* [DATASET SECTION]:
--

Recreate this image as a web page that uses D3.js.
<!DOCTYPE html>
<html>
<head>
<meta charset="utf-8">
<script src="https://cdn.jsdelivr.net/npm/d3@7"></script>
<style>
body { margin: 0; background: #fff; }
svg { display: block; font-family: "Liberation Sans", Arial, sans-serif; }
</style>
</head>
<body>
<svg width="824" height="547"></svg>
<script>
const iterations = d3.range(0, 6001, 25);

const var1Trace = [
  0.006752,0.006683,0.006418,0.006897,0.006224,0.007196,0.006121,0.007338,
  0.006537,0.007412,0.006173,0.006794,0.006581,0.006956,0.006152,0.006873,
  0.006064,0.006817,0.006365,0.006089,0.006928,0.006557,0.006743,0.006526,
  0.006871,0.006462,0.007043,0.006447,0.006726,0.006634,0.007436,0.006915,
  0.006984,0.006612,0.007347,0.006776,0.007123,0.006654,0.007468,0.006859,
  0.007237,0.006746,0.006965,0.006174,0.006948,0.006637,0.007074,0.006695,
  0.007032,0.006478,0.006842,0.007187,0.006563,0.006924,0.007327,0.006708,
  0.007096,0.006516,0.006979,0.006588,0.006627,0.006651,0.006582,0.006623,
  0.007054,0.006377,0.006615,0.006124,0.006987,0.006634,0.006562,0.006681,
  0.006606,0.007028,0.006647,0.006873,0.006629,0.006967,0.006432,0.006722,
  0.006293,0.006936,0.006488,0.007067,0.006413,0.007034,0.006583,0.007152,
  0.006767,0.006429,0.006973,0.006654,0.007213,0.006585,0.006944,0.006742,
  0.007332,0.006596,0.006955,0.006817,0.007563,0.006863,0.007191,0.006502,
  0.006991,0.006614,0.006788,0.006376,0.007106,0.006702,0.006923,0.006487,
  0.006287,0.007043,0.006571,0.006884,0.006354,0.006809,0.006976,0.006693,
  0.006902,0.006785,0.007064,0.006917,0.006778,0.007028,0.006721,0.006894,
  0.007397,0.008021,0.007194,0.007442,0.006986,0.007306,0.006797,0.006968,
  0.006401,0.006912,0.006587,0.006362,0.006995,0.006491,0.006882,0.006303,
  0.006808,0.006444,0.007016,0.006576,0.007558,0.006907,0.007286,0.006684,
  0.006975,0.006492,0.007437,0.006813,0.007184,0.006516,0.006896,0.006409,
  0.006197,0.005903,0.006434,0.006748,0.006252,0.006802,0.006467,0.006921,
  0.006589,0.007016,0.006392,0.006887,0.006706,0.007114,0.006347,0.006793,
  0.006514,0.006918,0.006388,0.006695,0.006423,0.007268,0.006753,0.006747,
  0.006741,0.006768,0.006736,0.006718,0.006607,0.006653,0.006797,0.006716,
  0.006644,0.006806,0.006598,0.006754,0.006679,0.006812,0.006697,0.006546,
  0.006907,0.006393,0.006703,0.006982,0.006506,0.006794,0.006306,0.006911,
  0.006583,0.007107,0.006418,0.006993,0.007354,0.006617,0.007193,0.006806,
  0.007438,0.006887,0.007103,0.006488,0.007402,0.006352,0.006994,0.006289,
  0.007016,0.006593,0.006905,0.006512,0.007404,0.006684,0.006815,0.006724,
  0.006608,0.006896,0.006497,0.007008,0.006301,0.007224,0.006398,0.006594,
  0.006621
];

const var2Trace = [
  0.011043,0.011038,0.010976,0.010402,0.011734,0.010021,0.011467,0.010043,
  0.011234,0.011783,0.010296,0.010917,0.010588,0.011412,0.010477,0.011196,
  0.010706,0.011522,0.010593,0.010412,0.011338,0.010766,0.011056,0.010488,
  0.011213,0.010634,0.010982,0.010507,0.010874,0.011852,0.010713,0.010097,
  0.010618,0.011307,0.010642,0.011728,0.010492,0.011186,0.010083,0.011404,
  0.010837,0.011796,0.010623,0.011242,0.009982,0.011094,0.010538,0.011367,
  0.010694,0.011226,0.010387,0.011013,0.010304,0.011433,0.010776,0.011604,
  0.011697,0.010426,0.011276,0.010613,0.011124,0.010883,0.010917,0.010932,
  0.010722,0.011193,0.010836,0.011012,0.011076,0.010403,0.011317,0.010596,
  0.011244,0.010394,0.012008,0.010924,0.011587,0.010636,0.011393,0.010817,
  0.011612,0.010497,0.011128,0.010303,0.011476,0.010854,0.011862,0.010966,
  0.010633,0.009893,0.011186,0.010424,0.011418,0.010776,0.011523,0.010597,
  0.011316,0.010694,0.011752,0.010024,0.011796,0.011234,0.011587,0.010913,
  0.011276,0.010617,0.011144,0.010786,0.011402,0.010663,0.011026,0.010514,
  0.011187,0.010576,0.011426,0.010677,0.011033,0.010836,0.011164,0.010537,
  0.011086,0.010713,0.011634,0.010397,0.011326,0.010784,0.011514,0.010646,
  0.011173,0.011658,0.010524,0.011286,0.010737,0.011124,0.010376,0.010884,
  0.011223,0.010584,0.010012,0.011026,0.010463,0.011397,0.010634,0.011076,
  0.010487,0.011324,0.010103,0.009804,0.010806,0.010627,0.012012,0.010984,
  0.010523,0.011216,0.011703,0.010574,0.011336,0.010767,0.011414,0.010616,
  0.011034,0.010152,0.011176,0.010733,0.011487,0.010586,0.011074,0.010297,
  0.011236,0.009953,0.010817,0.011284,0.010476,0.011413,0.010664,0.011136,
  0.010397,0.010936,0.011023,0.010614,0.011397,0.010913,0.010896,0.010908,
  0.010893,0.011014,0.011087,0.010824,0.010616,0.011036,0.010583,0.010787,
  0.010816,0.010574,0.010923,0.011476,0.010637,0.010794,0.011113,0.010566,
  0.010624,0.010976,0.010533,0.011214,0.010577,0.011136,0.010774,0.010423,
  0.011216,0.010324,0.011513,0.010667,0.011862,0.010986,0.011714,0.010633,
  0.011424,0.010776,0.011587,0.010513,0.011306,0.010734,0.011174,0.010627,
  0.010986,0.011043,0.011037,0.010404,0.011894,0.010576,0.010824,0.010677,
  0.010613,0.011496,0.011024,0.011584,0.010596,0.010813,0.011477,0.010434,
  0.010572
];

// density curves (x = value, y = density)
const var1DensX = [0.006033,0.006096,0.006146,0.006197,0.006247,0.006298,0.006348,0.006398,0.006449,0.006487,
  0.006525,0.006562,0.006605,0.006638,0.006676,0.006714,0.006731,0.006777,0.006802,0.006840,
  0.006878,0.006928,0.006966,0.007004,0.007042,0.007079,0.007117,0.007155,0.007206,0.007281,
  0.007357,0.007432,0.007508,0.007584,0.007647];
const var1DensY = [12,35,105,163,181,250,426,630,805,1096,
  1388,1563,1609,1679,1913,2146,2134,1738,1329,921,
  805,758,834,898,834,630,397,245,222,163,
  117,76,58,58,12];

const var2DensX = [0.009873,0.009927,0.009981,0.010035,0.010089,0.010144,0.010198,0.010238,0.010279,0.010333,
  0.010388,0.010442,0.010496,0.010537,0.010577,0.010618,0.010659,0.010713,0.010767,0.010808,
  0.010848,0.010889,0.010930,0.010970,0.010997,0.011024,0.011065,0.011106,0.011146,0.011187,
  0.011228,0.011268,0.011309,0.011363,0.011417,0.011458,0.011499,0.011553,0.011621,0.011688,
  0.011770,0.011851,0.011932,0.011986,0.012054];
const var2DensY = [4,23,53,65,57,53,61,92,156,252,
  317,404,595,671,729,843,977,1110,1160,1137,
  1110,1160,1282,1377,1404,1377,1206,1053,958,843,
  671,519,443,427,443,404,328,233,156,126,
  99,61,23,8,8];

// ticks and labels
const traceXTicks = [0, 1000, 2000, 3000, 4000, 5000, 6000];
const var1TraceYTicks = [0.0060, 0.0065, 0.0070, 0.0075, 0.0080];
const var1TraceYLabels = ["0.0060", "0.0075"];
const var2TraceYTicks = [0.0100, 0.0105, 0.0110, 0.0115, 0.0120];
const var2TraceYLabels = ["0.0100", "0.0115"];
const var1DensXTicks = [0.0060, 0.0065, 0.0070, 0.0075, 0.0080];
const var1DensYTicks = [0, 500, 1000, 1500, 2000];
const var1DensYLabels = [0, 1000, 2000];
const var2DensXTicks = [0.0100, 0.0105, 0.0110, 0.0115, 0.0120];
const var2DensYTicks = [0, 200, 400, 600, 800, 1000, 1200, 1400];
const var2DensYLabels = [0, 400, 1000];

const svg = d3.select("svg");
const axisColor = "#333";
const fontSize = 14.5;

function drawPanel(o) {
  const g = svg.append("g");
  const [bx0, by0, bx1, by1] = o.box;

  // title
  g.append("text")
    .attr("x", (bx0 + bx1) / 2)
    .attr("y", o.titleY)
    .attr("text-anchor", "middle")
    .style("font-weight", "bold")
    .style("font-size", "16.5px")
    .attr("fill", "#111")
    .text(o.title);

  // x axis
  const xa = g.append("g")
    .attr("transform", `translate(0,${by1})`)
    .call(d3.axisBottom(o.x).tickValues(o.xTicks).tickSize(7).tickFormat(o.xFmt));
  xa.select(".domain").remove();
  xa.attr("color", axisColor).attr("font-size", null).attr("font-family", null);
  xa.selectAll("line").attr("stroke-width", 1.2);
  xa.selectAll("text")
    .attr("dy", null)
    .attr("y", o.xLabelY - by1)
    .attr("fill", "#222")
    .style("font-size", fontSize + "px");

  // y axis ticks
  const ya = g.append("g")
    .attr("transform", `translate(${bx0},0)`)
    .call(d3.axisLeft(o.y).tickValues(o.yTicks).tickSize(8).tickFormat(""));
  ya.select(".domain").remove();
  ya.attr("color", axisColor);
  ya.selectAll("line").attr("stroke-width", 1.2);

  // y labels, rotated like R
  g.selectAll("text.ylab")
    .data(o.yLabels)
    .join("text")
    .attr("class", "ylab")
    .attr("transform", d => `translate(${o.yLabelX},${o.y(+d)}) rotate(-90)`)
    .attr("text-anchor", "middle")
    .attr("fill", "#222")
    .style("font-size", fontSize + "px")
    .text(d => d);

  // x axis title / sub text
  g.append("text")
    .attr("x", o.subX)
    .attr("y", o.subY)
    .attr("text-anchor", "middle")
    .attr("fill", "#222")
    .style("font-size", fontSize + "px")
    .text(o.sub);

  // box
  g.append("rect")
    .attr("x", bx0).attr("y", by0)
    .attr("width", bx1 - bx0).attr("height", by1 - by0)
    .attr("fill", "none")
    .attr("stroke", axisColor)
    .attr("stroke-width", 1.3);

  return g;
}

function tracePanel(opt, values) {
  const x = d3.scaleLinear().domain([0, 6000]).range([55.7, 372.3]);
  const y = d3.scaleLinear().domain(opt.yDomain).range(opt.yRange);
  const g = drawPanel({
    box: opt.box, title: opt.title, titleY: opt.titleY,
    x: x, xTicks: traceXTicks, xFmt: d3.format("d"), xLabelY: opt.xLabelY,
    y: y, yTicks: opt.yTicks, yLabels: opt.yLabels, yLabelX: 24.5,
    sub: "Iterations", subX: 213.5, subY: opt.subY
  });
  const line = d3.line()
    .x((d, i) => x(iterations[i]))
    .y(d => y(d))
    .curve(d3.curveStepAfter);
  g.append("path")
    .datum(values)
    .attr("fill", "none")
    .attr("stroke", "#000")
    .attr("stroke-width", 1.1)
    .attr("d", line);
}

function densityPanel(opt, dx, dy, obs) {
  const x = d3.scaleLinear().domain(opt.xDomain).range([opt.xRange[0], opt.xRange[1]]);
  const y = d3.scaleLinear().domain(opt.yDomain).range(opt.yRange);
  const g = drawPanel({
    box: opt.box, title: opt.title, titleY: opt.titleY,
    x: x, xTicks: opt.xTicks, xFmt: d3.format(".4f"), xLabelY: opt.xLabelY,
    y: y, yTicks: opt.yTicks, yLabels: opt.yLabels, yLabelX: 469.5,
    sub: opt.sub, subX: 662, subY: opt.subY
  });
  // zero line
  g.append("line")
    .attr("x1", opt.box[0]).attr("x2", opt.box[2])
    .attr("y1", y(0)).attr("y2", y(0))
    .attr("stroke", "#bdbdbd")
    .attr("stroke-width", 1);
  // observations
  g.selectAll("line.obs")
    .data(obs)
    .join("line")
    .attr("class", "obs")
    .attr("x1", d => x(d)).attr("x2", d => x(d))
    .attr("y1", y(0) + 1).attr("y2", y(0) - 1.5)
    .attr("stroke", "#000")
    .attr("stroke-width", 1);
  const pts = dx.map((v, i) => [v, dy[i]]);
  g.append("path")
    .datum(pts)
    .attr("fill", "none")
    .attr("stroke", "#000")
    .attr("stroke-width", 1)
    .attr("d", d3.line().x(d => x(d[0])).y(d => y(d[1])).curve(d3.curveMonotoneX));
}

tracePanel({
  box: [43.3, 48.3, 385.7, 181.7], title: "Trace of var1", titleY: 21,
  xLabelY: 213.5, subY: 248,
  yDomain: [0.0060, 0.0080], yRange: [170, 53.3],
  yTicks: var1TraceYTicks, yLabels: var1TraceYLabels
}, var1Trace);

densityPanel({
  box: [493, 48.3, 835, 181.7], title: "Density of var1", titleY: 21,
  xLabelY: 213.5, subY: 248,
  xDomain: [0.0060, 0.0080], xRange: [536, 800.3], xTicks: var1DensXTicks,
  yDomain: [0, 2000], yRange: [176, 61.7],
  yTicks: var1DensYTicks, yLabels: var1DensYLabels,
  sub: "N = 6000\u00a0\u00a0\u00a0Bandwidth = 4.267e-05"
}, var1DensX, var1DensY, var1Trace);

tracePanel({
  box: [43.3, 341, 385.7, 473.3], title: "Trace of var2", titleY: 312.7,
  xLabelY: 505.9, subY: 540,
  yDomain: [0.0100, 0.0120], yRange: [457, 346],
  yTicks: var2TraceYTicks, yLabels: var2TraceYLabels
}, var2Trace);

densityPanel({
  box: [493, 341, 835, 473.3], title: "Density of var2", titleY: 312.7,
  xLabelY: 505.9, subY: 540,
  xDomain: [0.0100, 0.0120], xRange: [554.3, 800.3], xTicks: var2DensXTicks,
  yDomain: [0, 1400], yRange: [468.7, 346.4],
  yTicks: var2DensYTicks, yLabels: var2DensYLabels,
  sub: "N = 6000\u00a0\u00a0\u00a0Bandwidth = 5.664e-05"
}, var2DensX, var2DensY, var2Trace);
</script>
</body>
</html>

--

* [PROBLEM DETAILS]:
Give again, word for word, the lines of the listing, starting at its first line and ending with the line containing "const iterations = d3.range(0, 6001, 25);".

* [THE RESULT]:
Recreate this image as a web page that uses D3.js.
<!DOCTYPE html>
<html>
<head>
<meta charset="utf-8">
<script src="https://cdn.jsdelivr.net/npm/d3@7"></script>
<style>
body { margin: 0; background: #fff; }
svg { display: block; font-family: "Liberation Sans", Arial, sans-serif; }
</style>
</head>
<body>
<svg width="824" height="547"></svg>
<script>
const iterations = d3.range(0, 6001, 25);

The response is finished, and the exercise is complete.